Malaysia Airlines Group (MAG) LCC subsidiary Firefly could lose up to MYR20 million ($4.9 million) a month after it was forced to stop 20 daily flights to/from Singapore from Dec. 1, 2018 after the Civil Aviation Authority of Malaysia (CAAM) rejected its move from Changi to Seletar airport.

“The exposure, the revenue lost from the suspension is MYR15 million, so we’re looking at MYR15 million to MYR20 million revenue lost on a monthly basis,” MAG CEO Izham Ismail told The Malaysian Insight. He added that the incident would affect MAG’s overall financial performance as a group.

Firefly had sought for approvals from CAAM as early as October 2018, but the authority protested the implementation of Seletar’s ILS procedures, which it said would hinder the development of tall buildings in Pasir Gudang, Malaysia. In retaliation, Malaysia issued a restricted airspace permanent notice to airmen (NOTAM) over Pasir Gudang that was in place from Jan. 2, 2019.

The Changi slot that Firefly initially operated on has already been reassigned to another airline, forcing Firefly to cancel its service to Singapore and refund passengers.
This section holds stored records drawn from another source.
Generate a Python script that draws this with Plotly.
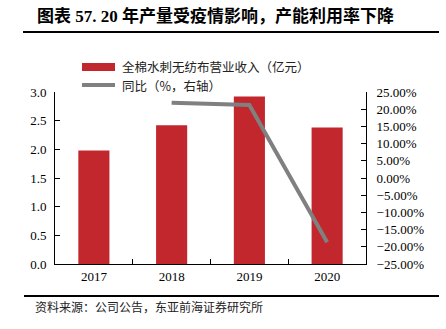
import plotly.graph_objects as go

# Data
years = ["2017", "2018", "2019", "2020"]
revenue = [1.98, 2.42, 2.92, 2.38]          # 全棉水刺无纺布营业收入（亿元）
yoy_years = ["2018", "2019", "2020"]
yoy = [21.9, 21.2, -18.7]                    # 同比（%）

title_text = "图表 57. 20 年产量受疫情影响，产能利用率下降"
bar_name = "全棉水刺无纺布营业收入（亿元）"
line_name = "同比（%，右轴）"
source_text = "资料来源：公司公告，东亚前海证券研究所"

FONT = "Liberation Serif, Noto Sans CJK SC, serif"
CJK = "Noto Sans CJK SC, sans-serif"
BAR_COLOR = "#C1272D"
LINE_COLOR = "#808080"

W, H = 446, 329
L, R, T, B = 55, 80, 92, 65
PW, PH = W - L - R, H - T - B


def px(x):
    return (x - L) / PW


def py(y):
    return (H - B - y) / PH


fig = go.Figure()
fig.add_trace(go.Bar(
    x=years, y=revenue, name=bar_name,
    marker=dict(color=BAR_COLOR, line=dict(width=0)),
    width=0.4, showlegend=False,
))
fig.add_trace(go.Scatter(
    x=yoy_years, y=yoy, name=line_name, yaxis="y2",
    mode="lines", line=dict(color=LINE_COLOR, width=4),
    showlegend=False,
))

shapes = [
    # title underline and footer rule
    dict(type="line", xref="paper", yref="paper", x0=px(23), x1=px(439),
         y0=py(32), y1=py(32), line=dict(color="black", width=2)),
    dict(type="line", xref="paper", yref="paper", x0=px(24), x1=px(439),
         y0=py(296), y1=py(296), line=dict(color="black", width=2)),
    # legend keys
    dict(type="rect", xref="paper", yref="paper", x0=px(82), x1=px(115),
         y0=py(71), y1=py(63), fillcolor=BAR_COLOR, line=dict(width=0)),
    dict(type="line", xref="paper", yref="paper", x0=px(82), x1=px(115),
         y0=py(85), y1=py(85), line=dict(color=LINE_COLOR, width=4)),
]

annotations = [
    dict(text=f"<b>{title_text}</b>", xref="paper", yref="paper",
         x=px(35), y=py(16), xanchor="left", yanchor="middle",
         showarrow=False, font=dict(family=FONT, size=17, color="black")),
    dict(text=bar_name, xref="paper", yref="paper",
         x=px(120), y=py(66), xanchor="left", yanchor="middle",
         showarrow=False, font=dict(family=CJK, size=12.5, color="#222")),
    dict(text=line_name, xref="paper", yref="paper",
         x=px(120), y=py(85.5), xanchor="left", yanchor="middle",
         showarrow=False, font=dict(family=CJK, size=12.5, color="#222")),
    dict(text=source_text, xref="paper", yref="paper",
         x=px(33), y=py(306), xanchor="left", yanchor="middle",
         showarrow=False, font=dict(family=CJK, size=12, color="#222")),
]

fig.update_layout(
    width=W, height=H,
    margin=dict(l=L, r=R, t=T, b=B),
    paper_bgcolor="white", plot_bgcolor="white",
    font=dict(family=FONT, size=13, color="black"),
    bargap=0.6,
    xaxis=dict(
        type="category", showline=True, linecolor="black", linewidth=1,
        ticks="inside", tickson="boundaries", ticklen=5, tickcolor="black",
        showgrid=False, tickfont=dict(family=FONT, size=13),
    ),
    yaxis=dict(
        range=[0, 3], dtick=0.5, tickformat=".1f",
        showline=True, linecolor="black", linewidth=1,
        ticks="inside", ticklen=5, tickcolor="black",
        showgrid=False, zeroline=False,
        tickfont=dict(family=FONT, size=13), ticklabelstandoff=5,
    ),
    yaxis2=dict(
        overlaying="y", side="right",
        range=[-25, 25], dtick=5, tickformat=".2f", ticksuffix="%",
        showline=True, linecolor="black", linewidth=1,
        ticks="inside", ticklen=5, tickcolor="black",
        showgrid=False, zeroline=False,
        tickfont=dict(family=FONT, size=13), ticklabelstandoff=7,
    ),
    shapes=shapes,
    annotations=annotations,
)

fig.write_html("out.html")
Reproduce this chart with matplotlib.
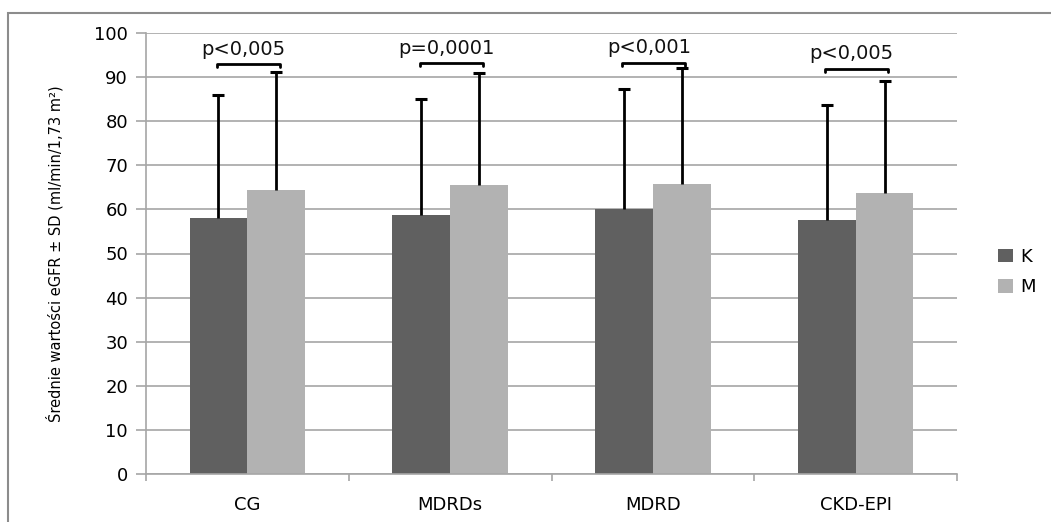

Following a bilateral meeting on Jan. 8, Singapore has agreed to temporarily suspend its ILS procedures at Seletar, and in return, Malaysia will lift its Pasir Gudang NOTAM.

Firefly CEO Philip See said the LCC has written to Changi Airport Group (CAG) seeking temporary landing slots since there are no ILS facilities in place at Seletar. 

CAG did not respond to ATW by press time.